There’s also a gap in calls on Steve’s phone between 9:36 a.m. and 9:49 a.m.

“I think that was the time I was told she didn’t make it,” Steve said. “I do not recall who told me that. I think it was the chaplain, but I’m not sure. I cannot come up with words to describe how I felt at that time. I know that I summoned all the strength I could and continued to reach out to people that I could recall needed to know.”

Her reach

“In a crowd of a thousand people, you could always find her,” son-in-law Steve said. “You could always hear her. It could be crowded but you knew where she was. In a grocery store she knew everybody. There was no such thing as a quick trip. Everyone felt comfortable around her.”

Kerri had the special gift of making “everyone in the room feel they were the most important,” husband Steve added. “We would be lying in bed and she’d say, ‘Oh, I made this friend,’ and she’d tell me their whole life story. Then she’d say, ‘This is why you need to meet them.’ It’s been overwhelming to understand how far her reach was and how deep. I don’t think anyone met Kerri and walked away thinking, ‘She’s nobody.’ They were changed and that helps.”

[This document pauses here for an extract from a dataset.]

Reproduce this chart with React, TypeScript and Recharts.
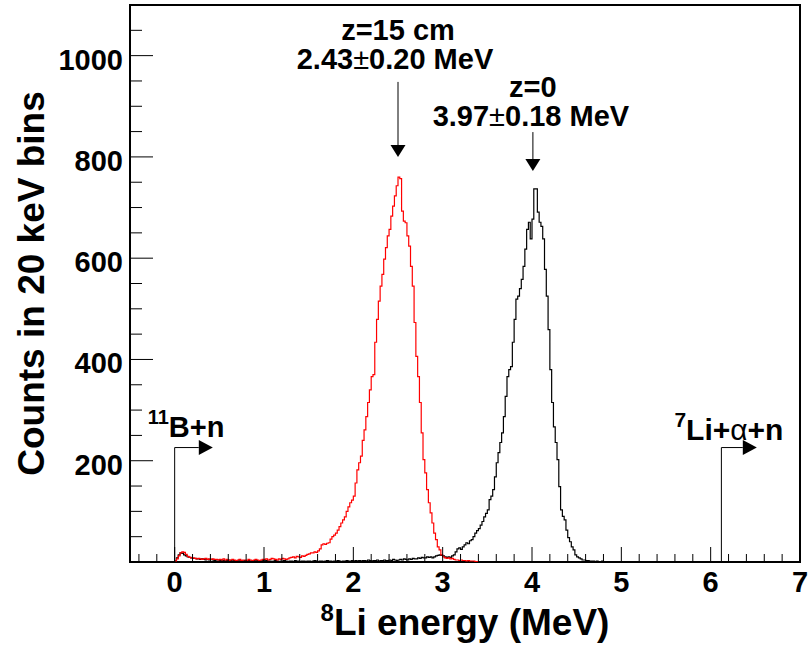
import { LineChart, Line, XAxis, YAxis, ReferenceArea, ReferenceLine, ReferenceDot, Label } from 'recharts';

// 20 keV bins starting at 0 MeV
const BIN = 0.02;

// z=15 cm (red)
const redCounts = [
  2, 6, 12, 18, 20, 19, 15, 11, 9, 8, 8,
  7, 6, 7, 6, 5, 6, 7, 5, 6, 5, 6, 5, 5, 4,
  5, 4, 6, 4, 5, 3, 4, 5, 4, 3, 4, 5, 3, 4, 4, 3, 5, 4, 3, 4, 5, 4, 3, 4, 5,
  5, 6, 4, 5, 7, 6, 5, 4, 6, 5, 7, 6, 5, 6, 8,
  9, 10, 8, 11, 10, 9, 12, 11, 13, 15,
  16, 18, 18, 20, 19, 22, 26, 34, 36, 35, 37, 38,
  45, 50, 53, 57, 63, 70, 77, 83, 89, 100, 109, 117, 122,
  130, 156, 182, 196, 209, 240, 261, 287, 315, 340, 366, 370, 434, 479, 515, 545, 568, 598, 621, 644, 657, 683, 703, 723, 743, 760, 757,
  693, 673, 670, 644, 624, 584, 545, 473, 406, 366, 315, 255, 202, 176, 143, 117, 97, 77, 57, 44, 30, 24, 14, 10,
  8, 7, 8, 6, 7, 5,
  4, 4, 3, 4, 3, 3, 2, 3, 2, 2, 2, 1, 1,
];

// z=0 (black)
const blackCounts = [
  2, 8, 14, 18, 17, 14, 12, 10, 9, 8,
  7, 7, 6, 6, 5, 6, 5, 4, 5, 4, 5, 4, 3, 4, 4,
  3, 4, 3, 2, 3, 4, 3, 2, 3, 3, 2, 4, 3, 2, 3, 2, 3, 2, 2, 3, 2, 3, 2, 2, 3,
  2, 3, 2, 2, 1, 2, 3, 2, 1, 2, 2, 3, 2, 1, 2, 2, 1, 3, 2, 2, 1, 2, 2, 1, 2,
  2, 1, 2, 3, 2, 1, 2, 2, 1, 2, 3, 2, 2, 1, 2, 2, 3, 2, 1, 2, 2, 3, 2, 2, 3,
  2, 3, 2, 3, 2, 3, 3, 2, 4, 3, 2, 3, 3, 4, 2, 3, 3, 4, 3, 3, 4, 3, 5, 4, 3,
  4, 5, 4, 6, 5, 4, 6, 5, 7, 6, 6, 8, 7, 9, 8,
  8, 10, 9, 10, 8, 10, 12, 13, 14, 13, 12, 10, 9, 10, 9, 12, 14, 20, 26, 28, 25,
  30, 34, 38, 36, 42, 44, 50, 57, 62, 66, 73, 80, 89, 96, 103, 123, 130, 143, 168, 196,
  216, 236, 255, 287, 327, 366, 380, 386, 434, 479, 519, 525, 540, 558, 584, 618, 657, 671, 638, 677,
  737, 737, 691, 671, 663, 638, 578, 525, 459, 380, 315, 267, 236, 202, 149, 103, 90, 83, 63, 48,
  40, 30, 24, 14, 10, 8, 6, 4, 4, 3, 3, 2, 2, 2, 1, 2, 1, 1, 2, 1, 1, 0, 1, 1, 0, 1, 0, 0, 1,
];

const xDomain = [-0.5, 7];
const yDomain = [0, 1100];
const xTicks = Array.from({ length: 38 }, (_, k) => (k - 2) / 5); // -0.4 .. 7, minor every 0.2
const yTicks = Array.from({ length: 21 }, (_, k) => (k + 1) * 50); // 50 .. 1050
const yLabels = [200, 400, 600, 800, 1000];

// annotation anchors (MeV, counts)
const peakMarks = [
  { x: 2.5, y: 800, shaft: 75, top: 'z=15 cm', bottom: ['2.43', '0.20 MeV'], topDy: 117, bottomDy: 88, dx: -3 },
  { x: 4.01, y: 772, shaft: 39, top: 'z=0', bottom: ['3.97', '0.18 MeV'], topDy: 74, bottomDy: 45, dx: -2 },
];
const thresholds = [
  { x: 0, y: 226, len: 0.27 },
  { x: 6.12, y: 226, len: 0.24 },
];

const FONT = "'Liberation Sans', Arial, Helvetica, sans-serif";

const toSteps = (counts: number[]) => {
  const pts = counts.map((c, i) => ({ x: +(i * BIN).toFixed(2), y: c }));
  pts.push({ x: +(counts.length * BIN).toFixed(2), y: counts[counts.length - 1] });
  return pts;
};

const redData = toSteps(redCounts);
const blackData = toSteps(blackCounts);

const isInt = (v: number) => Math.abs(v - Math.round(v)) < 1e-6;

const XTick = ({ x, y, payload }: any) => {
  const major = isInt(payload.value);
  return (
    <g>
      <line x1={x} y1={y} x2={x} y2={y - (major ? 15 : 8)} stroke="#000" strokeWidth={1} />
      {major && payload.value >= 0 && (
        <text x={x} y={y + 30} textAnchor="middle" fontFamily={FONT} fontWeight="bold" fontSize={29} fill="#000">
          {Math.round(payload.value)}
        </text>
      )}
    </g>
  );
};

const YTick = ({ x, y, payload }: any) => {
  const major = yLabels.includes(payload.value);
  return (
    <g>
      <line x1={x} y1={y} x2={x + (major ? 23 : 12)} y2={y} stroke="#000" strokeWidth={1} />
      {major && (
        <text x={x - 7} y={y + 14} textAnchor="end" fontFamily={FONT} fontWeight="bold" fontSize={29} fill="#000">
          {payload.value}
        </text>
      )}
    </g>
  );
};

const YTitle = ({ viewBox }: any) => {
  const cx = 44;
  const cy = viewBox.y + viewBox.height / 2;
  return (
    <text x={cx} y={cy} transform={`rotate(-90, ${cx}, ${cy})`} textAnchor="middle"
      fontFamily={FONT} fontWeight="bold" fontSize={37} fill="#000">
      Counts in 20 keV bins
    </text>
  );
};

const XTitle = ({ viewBox }: any) => (
  <text x={viewBox.x + viewBox.width / 2} y={viewBox.y + 73} textAnchor="middle"
    fontFamily={FONT} fontWeight="bold" fontSize={37} fill="#000">
    <tspan fontSize={24} dy={-14}>8</tspan>
    <tspan dy={14}>Li energy (MeV)</tspan>
  </text>
);

const PeakArrow = (m: any) => ({ cx, cy }: any) => (
  <g>
    <line x1={cx} y1={cy - m.shaft} x2={cx} y2={cy - 11} stroke="#000" strokeWidth={1} />
    <polygon points={`${cx - 7.5},${cy - 12} ${cx + 7.5},${cy - 12} ${cx},${cy}`} fill="#000" />
    <text x={cx} y={cy - m.topDy} textAnchor="middle" fontFamily={FONT} fontWeight="bold" fontSize={29} fill="#000">
      {m.top}
    </text>
    <text x={cx + m.dx} y={cy - m.bottomDy} textAnchor="middle" fontFamily={FONT} fontWeight="bold" fontSize={29} fill="#000">
      {m.bottom[0]}
      <tspan fontWeight="normal">±</tspan>
      {m.bottom[1]}
    </text>
  </g>
);

const BHead = ({ cx, cy }: any) => (
  <g>
    <polygon points={`${cx},${cy - 7.5} ${cx},${cy + 7.5} ${cx + 14},${cy}`} fill="#000" />
  </g>
);

const BLabel = ({ cx, cy }: any) => (
  <text x={cx} y={cy} fontFamily={FONT} fontWeight="bold" fontSize={29} fill="#000">
    <tspan fontSize={20} dy={-13}>11</tspan>
    <tspan dy={13}>B+n</tspan>
  </text>
);

const LiLabel = ({ cx, cy }: any) => (
  <text x={cx} y={cy} fontFamily={FONT} fontWeight="bold" fontSize={30} fill="#000">
    <tspan fontSize={21} dy={-13}>7</tspan>
    <tspan dy={13}>Li+</tspan>
    <tspan fontWeight="normal">α</tspan>
    <tspan>+n</tspan>
  </text>
);

export default function App() {
  return (
    <div style={{ position: 'absolute', left: 0, top: 0, background: '#fff' }}>
      <LineChart width={808} height={648} margin={{ top: 5, right: 8, bottom: 0, left: 0 }}>
        <XAxis type="number" dataKey="x" domain={xDomain} allowDataOverflow ticks={xTicks} interval={0}
          tick={<XTick />} tickSize={0} tickMargin={0} tickLine={false} axisLine={false} height={86}>
          <Label content={<XTitle />} />
        </XAxis>
        <YAxis type="number" domain={yDomain} allowDataOverflow ticks={yTicks} interval={0}
          tick={<YTick />} tickSize={0} tickMargin={0} tickLine={false} axisLine={false} width={130}>
          <Label content={<YTitle />} />
        </YAxis>
        <Line data={blackData} dataKey="y" type="stepAfter" stroke="#000" strokeWidth={1.2}
          dot={false} activeDot={false} isAnimationActive={false} />
        <Line data={redData} dataKey="y" type="stepAfter" stroke="#ff0000" strokeWidth={1.2}
          dot={false} activeDot={false} isAnimationActive={false} />
        <ReferenceArea x1={xDomain[0]} x2={xDomain[1]} y1={yDomain[0]} y2={yDomain[1]}
          fill="none" fillOpacity={0} stroke="#000" strokeWidth={2} />
        {thresholds.map((t, i) => (
          <ReferenceLine key={`v${i}`} segment={[{ x: t.x, y: 0 }, { x: t.x, y: t.y }]} stroke="#000" strokeWidth={1} />
        ))}
        {thresholds.map((t, i) => (
          <ReferenceLine key={`h${i}`} segment={[{ x: t.x, y: t.y }, { x: t.x + t.len, y: t.y }]} stroke="#000" strokeWidth={1} />
        ))}
        {thresholds.map((t, i) => (
          <ReferenceDot key={`a${i}`} x={t.x + t.len} y={t.y} shape={<BHead />} />
        ))}
        <ReferenceDot x={thresholds[0].x} y={thresholds[0].y} shape={(p: any) => <BLabel cx={p.cx - 27} cy={p.cy - 11} />} />
        <ReferenceDot x={thresholds[1].x} y={thresholds[1].y} shape={(p: any) => <LiLabel cx={p.cx - 47} cy={p.cy - 8} />} />
        {peakMarks.map((m, i) => (
          <ReferenceDot key={`p${i}`} x={m.x} y={m.y} shape={PeakArrow(m)} />
        ))}
      </LineChart>
    </div>
  );
}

A veteran of Christian radio, Kerri began working in January 2011 at QFM, which has offices in Fosston, Minn., and Bemidji, Minn. She had previously worked at radio station Power 92 in Fargo.

She is a Detroit Lakes, Minn., native.

Kerri’s funeral is at 1 p.m. Saturday in Hope Evangelical Covenant Church, 1601 17th Ave. S. Visitation is from 11 a.m. until time of service. People are welcome to bring a cross to place at Kerri’s casket. The family requests no flowers. Donations may be made to Shine the Light Inc., parent company of Your QFM, or Circle of Friends Humane Society.

People who knew and loved Kerri, and they are legion, saw a “force” behind her, a “presence,” within her. Without a doubt, it was the Holy Spirit. On this earth and now in heaven, Kerri is “Held.”